Rather than dismissing flying toilets as a health hazard and a nuisance, GOAL and Sanergy have recognised them as an ingenious local solution to sanitation problems. With support from the Humanitarian Innovation Fund, GOAL and Sanergy propose to build on the idea of flying toilets to develop a rapid response Faecal Sludge Management (FSM) kit that enables bag-based sanitation systems to be easily and safely disposed of in the early stages of an emergency. This system could be quickly deployed to locally consolidate and contain excreta, enabling it to be easily transported to a final disposal point, limiting the potential negative health effects. The project will also explore the link between humanitarian responders (such as GOAL) and social enterprises (such as Sanergy), with the aim to define possible linkages in emergency responses, as well as the gradual handover from humanitarian agencies to social enterprises as a reliable exit strategy.

The project will be rolled out over 4 phases:

Phase 1: will focus on background research and development of specifications for the technology. Partners will also be identified, which is important to ensure the proposed innovation meets the needs and practicalities of other humanitarian actors.

Phase 2: will focus on the development and testing of the prototype for Bulk Consolidation Containers (BCCs) and a modular transfer station kit. The goal of the BCCs is to create a safe-holding area for faecal sludge until it can be transported to a specified location for further treatment or disposal. We will also establish and test linkages between the humanitarian sector and social enterprise and preparedness planning.

Phase 3: will focus on trial design, development, fabrication and testing.
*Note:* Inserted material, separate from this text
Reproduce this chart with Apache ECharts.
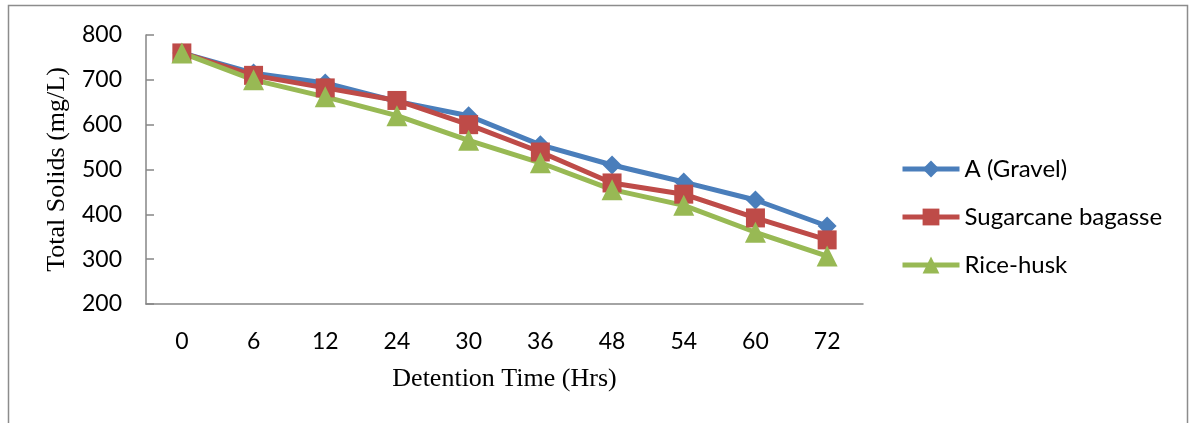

Partners will be kept informed of technology developments. The goal will be to decide if any design changes need to be made to meet initial design targets. The proposed exit strategy will also be assessed to see if it meets the needs of humanitarian organisations and social enterprises.

Phase 4: will include final tests, and the development of a project summary and plan for expansion paper. These will define if the design and unit cost are suitable for large-scale testing and deployment.